* **Task**
Leaving out every picture, retype the lines below from the top through the one that contains "from matplotlib.lines import Line2D".

* **Data provided**
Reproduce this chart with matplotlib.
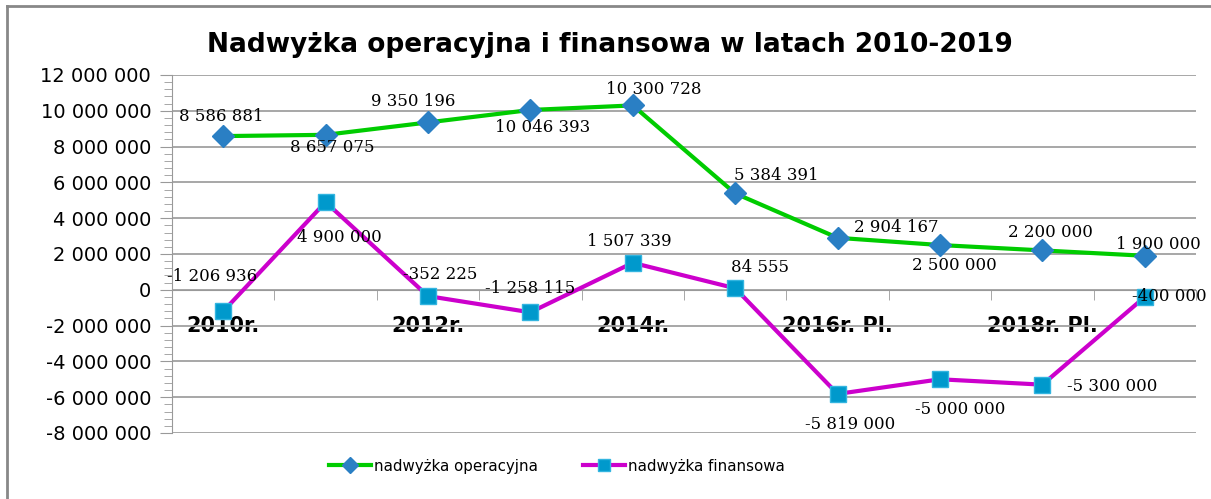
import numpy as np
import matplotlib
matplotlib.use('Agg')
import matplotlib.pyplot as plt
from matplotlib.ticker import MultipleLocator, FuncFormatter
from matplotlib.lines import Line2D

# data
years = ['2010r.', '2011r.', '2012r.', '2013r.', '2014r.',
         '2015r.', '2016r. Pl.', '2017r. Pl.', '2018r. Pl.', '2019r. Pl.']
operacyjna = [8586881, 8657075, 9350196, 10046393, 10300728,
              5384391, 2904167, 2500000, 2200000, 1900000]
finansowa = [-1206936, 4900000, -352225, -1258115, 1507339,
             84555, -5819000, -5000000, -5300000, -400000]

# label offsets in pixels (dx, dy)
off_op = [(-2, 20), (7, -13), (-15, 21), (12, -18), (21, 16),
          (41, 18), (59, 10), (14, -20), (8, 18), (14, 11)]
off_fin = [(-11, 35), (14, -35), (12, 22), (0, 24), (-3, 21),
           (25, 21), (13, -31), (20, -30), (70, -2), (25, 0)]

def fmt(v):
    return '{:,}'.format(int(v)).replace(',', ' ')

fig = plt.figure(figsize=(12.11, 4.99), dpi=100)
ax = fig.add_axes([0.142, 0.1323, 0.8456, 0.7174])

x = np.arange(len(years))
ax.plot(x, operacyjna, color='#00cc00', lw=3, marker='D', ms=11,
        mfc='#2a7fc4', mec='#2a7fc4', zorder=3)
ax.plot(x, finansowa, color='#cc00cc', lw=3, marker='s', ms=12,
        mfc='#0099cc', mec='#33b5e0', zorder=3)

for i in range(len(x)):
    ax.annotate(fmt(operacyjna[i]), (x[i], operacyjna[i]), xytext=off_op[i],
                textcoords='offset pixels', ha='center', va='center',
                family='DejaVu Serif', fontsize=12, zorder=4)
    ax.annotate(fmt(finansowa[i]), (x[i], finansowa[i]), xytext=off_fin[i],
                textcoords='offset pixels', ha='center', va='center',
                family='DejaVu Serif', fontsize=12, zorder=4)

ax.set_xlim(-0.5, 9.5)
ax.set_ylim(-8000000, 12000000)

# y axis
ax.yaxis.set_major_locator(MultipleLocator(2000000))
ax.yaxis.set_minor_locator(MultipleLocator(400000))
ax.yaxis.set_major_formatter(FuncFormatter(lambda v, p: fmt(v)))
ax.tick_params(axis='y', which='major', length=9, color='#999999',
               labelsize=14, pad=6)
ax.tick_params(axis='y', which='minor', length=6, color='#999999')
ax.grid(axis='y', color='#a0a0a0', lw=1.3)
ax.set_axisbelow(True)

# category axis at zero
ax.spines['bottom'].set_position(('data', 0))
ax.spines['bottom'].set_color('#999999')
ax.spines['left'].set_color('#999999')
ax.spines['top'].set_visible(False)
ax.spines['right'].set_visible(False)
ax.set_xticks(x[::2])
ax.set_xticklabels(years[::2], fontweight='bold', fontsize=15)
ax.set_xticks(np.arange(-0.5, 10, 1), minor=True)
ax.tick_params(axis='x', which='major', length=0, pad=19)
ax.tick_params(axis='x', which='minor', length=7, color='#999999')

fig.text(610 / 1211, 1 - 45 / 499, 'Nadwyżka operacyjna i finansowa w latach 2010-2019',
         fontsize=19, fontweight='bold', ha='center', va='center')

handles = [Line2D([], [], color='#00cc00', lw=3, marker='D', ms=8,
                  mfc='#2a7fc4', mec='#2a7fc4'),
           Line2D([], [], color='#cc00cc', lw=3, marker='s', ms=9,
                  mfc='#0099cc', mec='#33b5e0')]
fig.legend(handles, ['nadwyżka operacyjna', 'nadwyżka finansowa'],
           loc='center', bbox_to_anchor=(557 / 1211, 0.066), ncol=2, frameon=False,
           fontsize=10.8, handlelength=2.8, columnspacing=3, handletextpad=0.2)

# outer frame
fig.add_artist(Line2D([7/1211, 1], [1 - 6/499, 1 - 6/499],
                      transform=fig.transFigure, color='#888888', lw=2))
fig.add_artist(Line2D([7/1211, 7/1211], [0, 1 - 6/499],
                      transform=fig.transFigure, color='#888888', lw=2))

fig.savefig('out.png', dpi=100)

* **Solved exercise**
Reproduce this chart with matplotlib.
import numpy as np
import matplotlib
matplotlib.use('Agg')
import matplotlib.pyplot as plt
from matplotlib.ticker import MultipleLocator, FuncFormatter
from matplotlib.lines import Line2D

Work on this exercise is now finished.